The report listed many district positives, leading with a fiscally sound management approach that produced zero furlough days, a diverse district and staff, dedicated teachers and high academic achievement. HLPUSD’s average API score is 814 (out of 1,000), considered excellent. The board’s priority goal is to stem the flow of students from the district and address declining enrollment. Sometimes, parents send their children to Troy High School in Fullerton, a magnet school that recruits the cream of the crop from the eastern San Gabriel Valley. The board wanted a superintendent who “understands the role of the board and is not afraid to speak up and give the board advice.”

The board addressed a key issue that has plagued the two-cities district for decades: the divide between schools in La Puente and in Hacienda Heights. Commenters in Groups 7 and 10 wrote the board favors Hacienda Heights over La Puente and doesn’t provide equal programs at all high schools, according to the report. A majority of commenters in Group 7 wrote the board shows “racial favoritism/bias” when deciding on school staffing and projects.

After Board President Jay Chen insisted names be redacted, to which Cosca reluctantly and only partially agreed, the report mentions criticism of Los Altos High School leadership but specific names were removed. However, one group in the report, talking about racial bias, said Chen promoted college preparatory workshops and advertised to schools that excluded La Puente High and Workman High, something Chen said was not true.

“I held the last two college workshops in La Puente,” he said Friday. Chen said while a workshop in 2010 was held at Wilson High School, he held workshops in 2011 and 2012 at La Puente High, and one in 2009 at Workman High.

During the meeting, he called the issue a “perception problem,” but later made it a priority of the new superintendent to create a “one district sense of unity rather than a north-south divide.”

A small group in the audience reacted when Chen made his comments. One of them, Gilda L. Ochoa, a professor of sociology and Chicano/Latino studies at Pomona College who lives in La Puente, said many in the Latino community are deeply concerned about the divide. She said it starts at the top — three of the five board members are from Hacienda Heights.

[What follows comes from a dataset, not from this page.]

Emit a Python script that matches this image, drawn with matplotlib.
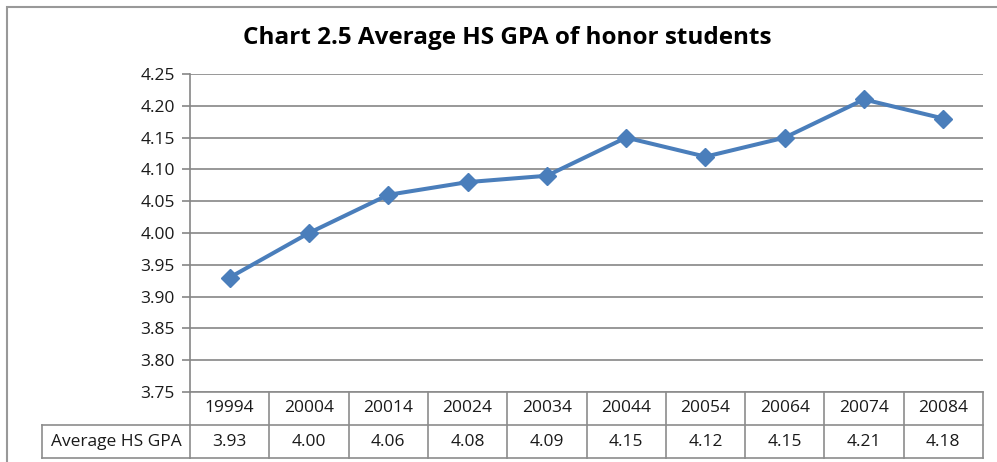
import matplotlib.pyplot as plt
import matplotlib.transforms as mtransforms
from matplotlib.patches import Rectangle

plt.rcParams['font.family'] = ['Open Sans', 'DejaVu Sans']

years = ['19994', '20004', '20014', '20024', '20034', '20044', '20054', '20064', '20074', '20084']
gpa = [3.93, 4.00, 4.06, 4.08, 4.09, 4.15, 4.12, 4.15, 4.21, 4.18]
series_name = 'Average HS GPA'
title = 'Chart 2.5 Average HS GPA of honor students'
yticks = [3.75, 3.80, 3.85, 3.90, 3.95, 4.00, 4.05, 4.10, 4.15, 4.20, 4.25]

W, H = 997, 462
fig = plt.figure(figsize=(W / 100, H / 100), dpi=100)
ax = fig.add_axes([190 / W, (H - 392) / H, (983 - 190) / W, (392 - 74) / H])

grid_c = '#868686'
line_c = '#4A7EBB'
txt_c = '#1a1a1a'
fs = 12.5

x = list(range(len(years)))
ax.plot(x, gpa, color=line_c, linewidth=2.9, marker='D', markersize=9, zorder=3)

ax.set_xlim(-0.5, len(years) - 0.5)
ax.set_ylim(3.75, 4.25)
ax.set_yticks(yticks)
ax.set_yticklabels([f'{v:.2f}' for v in yticks], fontsize=fs, color=txt_c)
ax.set_xticks([])
ax.yaxis.grid(True, color=grid_c, linewidth=1.2)
ax.set_axisbelow(True)
for s in ['top', 'right', 'bottom']:
    ax.spines[s].set_visible(False)
ax.spines['left'].set_color(grid_c)
ax.spines['left'].set_linewidth(1.2)
ax.tick_params(axis='y', length=6, width=1.2, color=grid_c, pad=5)

fig.text(507 / W, 1 - 38 / H, title, fontsize=17.5, fontweight='bold', ha='center', va='center')

# data table below the plot
trans = mtransforms.blended_transform_factory(ax.transData, ax.transAxes)
row_h = 33 / 318
tcol = '#8c8c8c'
lbl_left = (42 - 190) / (983 - 190)
n = len(years)

def hline(x0, x1, y, tr):
    ax.plot([x0, x1], [y, y], color=tcol, lw=1.2, transform=tr, clip_on=False)

def vline(xv, y0, y1, tr):
    ax.plot([xv, xv], [y0, y1], color=tcol, lw=1.2, transform=tr, clip_on=False)

hline(-0.5, n - 0.5, 0, trans)
hline(-0.5, n - 0.5, -row_h, trans)
hline(-0.5, n - 0.5, -2 * row_h, trans)
hline(lbl_left, 0, -row_h, ax.transAxes)
hline(lbl_left, 0, -2 * row_h, ax.transAxes)
vline(lbl_left, -row_h, -2 * row_h, ax.transAxes)
for i in range(n + 1):
    vline(i - 0.5, 0, -2 * row_h, trans)

for i, (yr, v) in enumerate(zip(years, gpa)):
    ax.text(i, -row_h / 2, yr, transform=trans, ha='center', va='center', fontsize=fs, color=txt_c)
    ax.text(i, -1.5 * row_h, f'{v:.2f}', transform=trans, ha='center', va='center', fontsize=fs, color=txt_c)
ax.text(lbl_left / 2, -1.5 * row_h, series_name, transform=ax.transAxes, ha='center', va='center',
        fontsize=fs, color=txt_c)

# outer chart border (cropped at right and bottom)
fig.patches.append(Rectangle((7 / W, -0.1), 1.2, 1 - 7 / H + 0.1, transform=fig.transFigure,
                             fill=False, edgecolor='#999999', linewidth=1.5))

fig.savefig('out.png', dpi=100)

“I am concerned on a number of levels on the issue of inequality. The school district is very unequal,” Ochoa said after the meeting. “There is more attention to Hacienda Heights than La Puente. They say it is a perception. It is not perception, it is reality.”

Recruitment letters will go out after being approved by the president and vice president of the board. Those candidates from within the district will no longer be treated differently as originally proposed by the board. The board ruled they, too, must submit resumes, as outside candidates.

Another change to the process came after Cosca raised concerns that board members and staff were calling him in an effort to influence the process. The board agreed not to call Cosca with concerns unless a member had a question. “No board member should be contacting you guys; no staff members should be contacting you guys and influencing the process,” said board member Anthony Duarte.

Chen said Costa and him had phone conversations about redacting the report to protect employees. Chen was disappointed in the report, calling it a regurgitation of comments without much analysis. “This isn’t about people airing grievances about employees. This is about finding a superintendent,” he said.